In short, this looks remarkably like a deliberate strategy for war on Israel. And Israel should be calling Abbas on it rather than keeping up the pretense that he is a “partner for peace” with whom it is eager to negotiate.
Who is Lieberman having trouble convincing? Gordon doesn't say. Among the 'security cabinet,' I'd guess Dan Meridor, Ehud Barak and Binyamin Netanyahu. Possibly even new member Eli Yishai. My guess is that Moshe ("Boogie") Yaalon and Benny Begin support Lieberman's demand.

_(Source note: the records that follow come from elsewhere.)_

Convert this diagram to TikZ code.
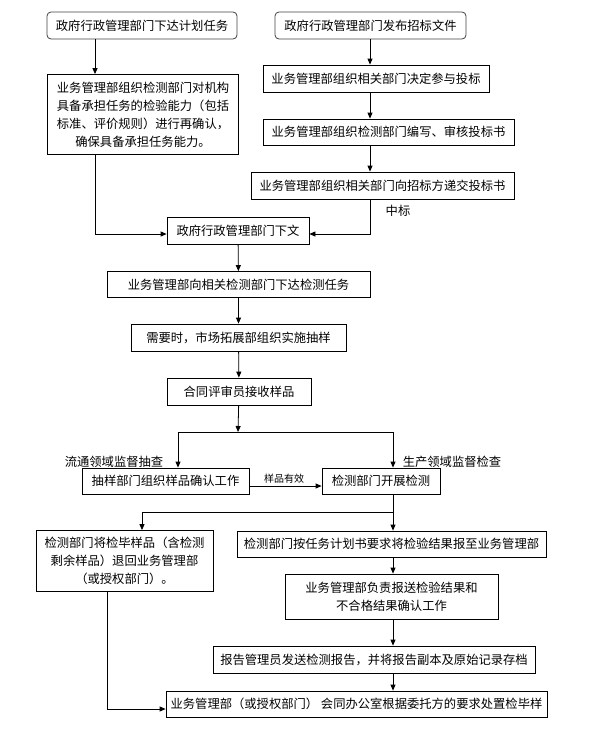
\documentclass[tikz,border=0pt]{standalone}
\usepackage{fontspec}
\setmainfont{Noto Sans CJK SC}
\usetikzlibrary{shapes, arrows.meta, positioning}
\tikzstyle{proc} = [rectangle, draw, line width=0.8pt, align=center, inner sep=0pt]
\tikzstyle{start} = [proc, rounded corners=4pt, draw=black!75]
\tikzstyle{flow} = [-{Triangle[length=6pt, width=5pt]}, line width=0.8pt]
\tikzstyle{line} = [line width=0.8pt]
\tikzstyle{tag} = [inner sep=0pt]

\begin{document}
\begin{tikzpicture}[x=1pt, y=-1pt, font=\fontsize{12.3pt}{18pt}\selectfont]
  \useasboundingbox (0,0) rectangle (589,739);

  % 任务来源
  \node[start, minimum width=190, minimum height=27] (task) at (142,25.5) {政府行政管理部门下达计划任务};
  \node[start, minimum width=191, minimum height=27] (tender) at (370.5,25.5) {政府行政管理部门发布招标文件};

  % 计划任务
  \node[proc, minimum width=191, minimum height=80] (recheck) at (143,114.5)
    {业务管理部组织检测部门对机构\\具备承担任务的检验能力（包括\\标准、评价规则）进行再确认，\\确保具备承担任务能力。};

  % 投标
  \node[proc, minimum width=226, minimum height=27] (decide) at (376,78.5) {业务管理部组织相关部门决定参与投标};
  \node[proc, minimum width=251, minimum height=26] (write) at (388.5,132) {业务管理部组织检测部门编写、审核投标书};
  \node[proc, minimum width=263, minimum height=27] (submit) at (382.5,185.5) {业务管理部组织相关部门向招标方递交投标书};
  \node[tag] (win) at (398,211) {中标};

  % 下达
  \node[proc, minimum width=142, minimum height=27] (doc) at (238,230.5) {政府行政管理部门下文};
  \node[proc, minimum width=263, minimum height=26] (assign) at (238.5,284.5) {业务管理部向相关检测部门下达检测任务};
  \node[proc, minimum width=215, minimum height=27] (sample) at (238.5,337.5) {需要时，市场拓展部组织实施抽样};
  \node[proc, minimum width=144, minimum height=27] (receive) at (239,391.5) {合同评审员接收样品};

  % 抽查 / 检查
  \node[tag] (circ) at (114,462) {流通领域监督抽查};
  \node[tag] (prod) at (452,462) {生产领域监督检查};
  \node[proc, minimum width=167, minimum height=26] (confirm) at (165.5,481) {抽样部门组织样品确认工作};
  \node[proc, minimum width=118, minimum height=26] (test) at (381,481) {检测部门开展检测};
  \node[tag, font=\fontsize{10pt}{12pt}\selectfont] (valid) at (284,479) {样品有效};

  % 检测后
  \node[proc, minimum width=177, minimum height=61] (back) at (124.5,561)
    {检测部门将检毕样品（含检测\\剩余样品）退回业务管理部\\（或授权部门）。};
  \node[proc, minimum width=309, minimum height=26] (report) at (391.5,544) {检测部门按任务计划书要求将检验结果报至业务管理部};
  \node[proc, minimum width=213, minimum height=45] (send) at (391.5,596.5)
    {业务管理部负责报送检验结果和\\不合格结果确认工作};
  \node[proc, minimum width=322, minimum height=27] (archive) at (374,659.5) {报告管理员发送检测报告，并将报告副本及原始记录存档};
  \node[proc, minimum width=381, minimum height=26] (dispose) at (356.5,704) {业务管理部（或授权部门） 会同办公室根据委托方的要求处置检毕样};

  % 转折点
  \coordinate (lcol) at (95,234);
  \coordinate (rcol) at (370,234);
  \coordinate (split) at (238,432);
  \coordinate (splitL) at (178,432);
  \coordinate (splitR) at (393,432);
  \coordinate (fork) at (393,512);
  \coordinate (forkL) at (142,512);
  \coordinate (ret) at (107,709);

  % 上部
  \draw[flow] (task.south -| lcol) -- (recheck.north -| lcol);
  \draw[flow] (recheck.south -| lcol) |- (doc.west |- lcol);
  \draw[flow] (tender.south -| rcol) -- (decide.north -| rcol);
  \draw[flow] (decide.south -| rcol) -- (write.north -| rcol);
  \draw[flow] (write.south -| rcol) -- (submit.north -| rcol);
  \draw[flow] (submit.south -| rcol) |- (doc.east |- rcol);

  % 中部
  \draw[flow] (doc) -- (assign);
  \draw[flow] (assign) -- (sample);
  \draw[flow] (sample) -- (receive);
  \draw[flow] (receive) -- (split);
  \draw[line] (splitL) -- (splitR);
  \draw[flow] (splitL) -- (splitL |- confirm.north);
  \draw[flow] (splitR) -- (splitR |- test.north);
  \draw[flow] ([yshift=-5pt]confirm.east) -- ([yshift=-5pt]test.west);

  % 下部
  \draw[line] (test.south -| fork) -- (fork);
  \draw[flow] (fork) -- (forkL) -- (forkL |- back.north);
  \draw[flow] (fork) -- (fork |- report.north);
  \draw[flow] (report.south -| fork) -- (send.north -| fork);
  \draw[flow] (send.south -| fork) -- (archive.north -| fork);
  \draw[flow] (archive.south -| fork) -- (dispose.north -| fork);
  \draw[flow] (back.south -| ret) |- (dispose.west |- ret);
\end{tikzpicture}
\end{document}
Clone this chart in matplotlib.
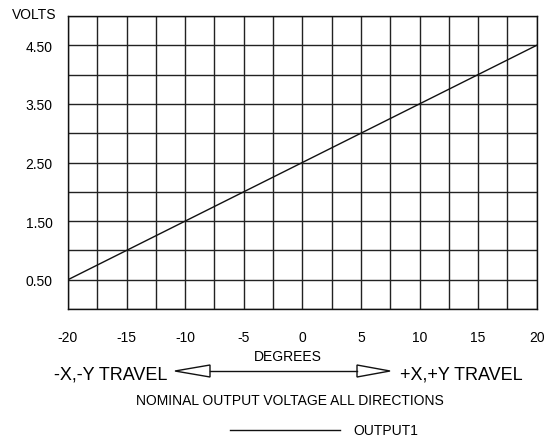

While it was clear over the weekend that Netanyahu was doing everything possible to show that Israel is cooperating with the US and the 'Palestinians' are not, this particular demand should be one that the Americans can support. Abu Mazen has no right to play both sides of the fence. Either he and his 'Palestinian Authority' are on the side of peace or they're on the side of Goldstone.

Read the whole thing.

1 Comments:

At 2:05 PM, Blogger NormanF said...

Israel should drop the call for negotiations and begin to apply sanctions against the PA. What goes around comes around. The Palestinians in any event don't want peace and Israel should be protecting its interests.